Battle of the Forms: Win with a Call, not a Word Doc

“Sometimes they send you their paper because they have to. Sometimes it’s because they’re not serious.”

Before your legal team dives into redlines, get the lawyers on a call.

Why?

  • You’ll learn whether the customer is actually serious.
  • You’ll align early on major issues.
  • It establishes a direct line between legal teams — which is often the fastest path to close.
  • It will help sales predict timelines and clears blockers.

I’ve seen review cycles shrink from weeks to days because of a single 15-minute call.

Deals are not hot potatoes

“Contracts are a mix of legal and business terms, legal isn’t the only department required for a successful review.”

Everyone needs to know what they own, and what they don’t. Empower your sales team to understand their deals so they can close faster.

Set clear rules: Be Pragmatic.

  • What business terms can sales negotiate? (e.g. term, pricing, auto-renewal)
  • What legal terms can legal adjust? (e.g. governing law, IP, indemnity)
  • What hybrid terms need escalation? (e.g. net payment terms, liability limits)

Spend a few hours with your key cross-functional leads to build a pre-approval matrix and who needs to approve what items when they fall outside the pre-approvals. This allows your sales team to: 1. Know who to escalate things to, and 2. Push back when the customer asks for something unreasonable by blaming something else. Ex. Our CFO never approves net 60 on deals below 100k.

Example:

  • Any term > Net 45? Needs CFO approval and the CFO needs a credit check on the client before make the decision
  • Customer wants unlimited liability for data breaches? Escalate to GC.

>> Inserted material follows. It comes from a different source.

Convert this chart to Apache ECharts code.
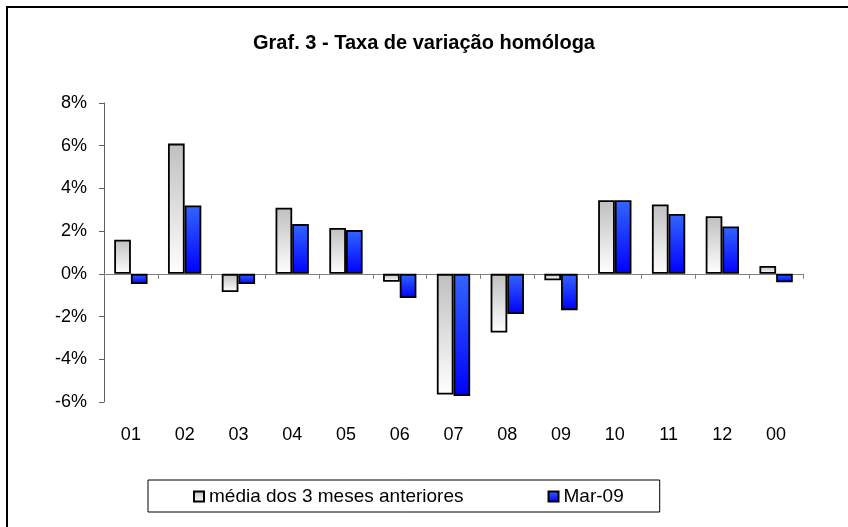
<!DOCTYPE html>
<html>
<head>
<meta charset="utf-8">
<script src="https://cdn.jsdelivr.net/npm/echarts@6/dist/echarts.min.js"></script>
<style>
  html, body { margin: 0; padding: 0; background: #fff; }
  #chart { width: 848px; height: 527px; }
</style>
</head>
<body>
<div id="chart"></div>
<script>
// categorias e valores (%)
var categories = ['01', '02', '03', '04', '05', '06', '07', '08', '09', '10', '11', '12', '00'];
var media3m = [1.6, 6.1, -0.85, 3.1, 2.15, -0.37, -5.65, -2.75, -0.3, 3.45, 3.25, 2.7, 0.37];
var mar09 = [-0.48, 3.2, -0.48, 2.33, 2.05, -1.13, -5.72, -1.88, -1.7, 3.45, 2.8, 2.22, -0.39];
var yTicks = [-6, -4, -2, 0, 2, 4, 6, 8];

var myChart = echarts.init(document.getElementById('chart'));

var fonte = 'Liberation Sans, Arial, sans-serif';

var option = {
	backgroundColor: '#ffffff',
	animation: false,
	title: {
		text: 'Graf. 3 - Taxa de variação homóloga',
		left: 'center',
		top: 28,
		textStyle: {
			fontFamily: fonte,
			fontWeight: 'bold',
			fontSize: 20,
			color: '#000'
		}
	},
	graphic: [{
		type: 'rect',
		shape: { x: 7, y: 7, width: 900, height: 600 },
		style: { fill: 'none', stroke: '#000', lineWidth: 2 },
		silent: true
	}],
	legend: {
		left: 148,
		top: 480,
		padding: [7, 36, 6, 45],
		itemGap: 84,
		itemWidth: 10,
		itemHeight: 10,
		icon: 'rect',
		borderColor: '#000',
		borderWidth: 1,
		textStyle: {
			fontFamily: fonte,
			fontSize: 19,
			color: '#000'
		},
		data: ['média dos 3 meses anteriores', 'Mar-09']
	},
	grid: {
		left: 104,
		right: 45,
		top: 103,
		bottom: 125,
		containLabel: false,
		outerBoundsMode: 'none'
	},
	xAxis: {
		type: 'category',
		data: categories,
		axisLine: {
			onZero: true,
			lineStyle: { color: '#808080', width: 1 }
		},
		axisTick: {
			show: true,
			length: 5,
			lineStyle: { color: '#808080' }
		},
		axisLabel: {
			margin: 24,
			fontFamily: fonte,
			fontSize: 18,
			color: '#000'
		}
	},
	yAxis: {
		type: 'value',
		min: yTicks[0],
		max: yTicks[yTicks.length - 1],
		interval: 2,
		axisLine: {
			show: true,
			lineStyle: { color: '#606060', width: 1 }
		},
		axisTick: {
			show: true,
			length: 5,
			lineStyle: { color: '#606060' }
		},
		splitLine: { show: false },
		axisLabel: {
			formatter: '{value}%',
			margin: 17,
			fontFamily: fonte,
			fontSize: 18,
			color: '#000'
		}
	},
	series: [{
		name: 'média dos 3 meses anteriores',
		type: 'bar',
		data: media3m,
		barGap: '0%',
		barCategoryGap: '38%',
		itemStyle: {
			color: new echarts.graphic.LinearGradient(0, 0, 0, 1, [
				{ offset: 0, color: '#bfbfbf' },
				{ offset: 1, color: '#ffffff' }
			]),
			borderColor: '#000',
			borderWidth: 1.8
		}
	}, {
		name: 'Mar-09',
		type: 'bar',
		data: mar09,
		itemStyle: {
			color: new echarts.graphic.LinearGradient(0, 0, 0, 1, [
				{ offset: 0, color: '#3366ff' },
				{ offset: 1, color: '#0000ff' }
			]),
			borderColor: '#000',
			borderWidth: 1.8
		}
	}]
};

myChart.setOption(option);
</script>
</body>
</html>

Quarter-End Isn’t a Surprise,  Act Like It

Quarter-end panic is not a strategy.

Everyone should know what to do the moment a contract hits the inbox. Here’s the play-by-play:

When the redline arrives:

  • Sales rep sends it to legal, with all known business terms and context.
    • If you agreed on something with the customer, say so.
    • Nothing’s worse than a lawyer redlining a clause everyone already shook hands on.
  • Sales leader gets notified to prioritize.
    • They should rank deals by urgency and communicate this to the rep and legal.
  • Legal does a same-day triage:
    • How long will this review take?
    • What approvals are needed?
    • What’s unclear?

This lets everyone sync early, set expectations, and avoid working in the dark (or on the wrong deal).

Once legal finishes their review:

  • They sync with sales before sending anything back to the customer.
  • Expectations are aligned.
  • No one is left wondering if the deal will sneak in before the quarter ends.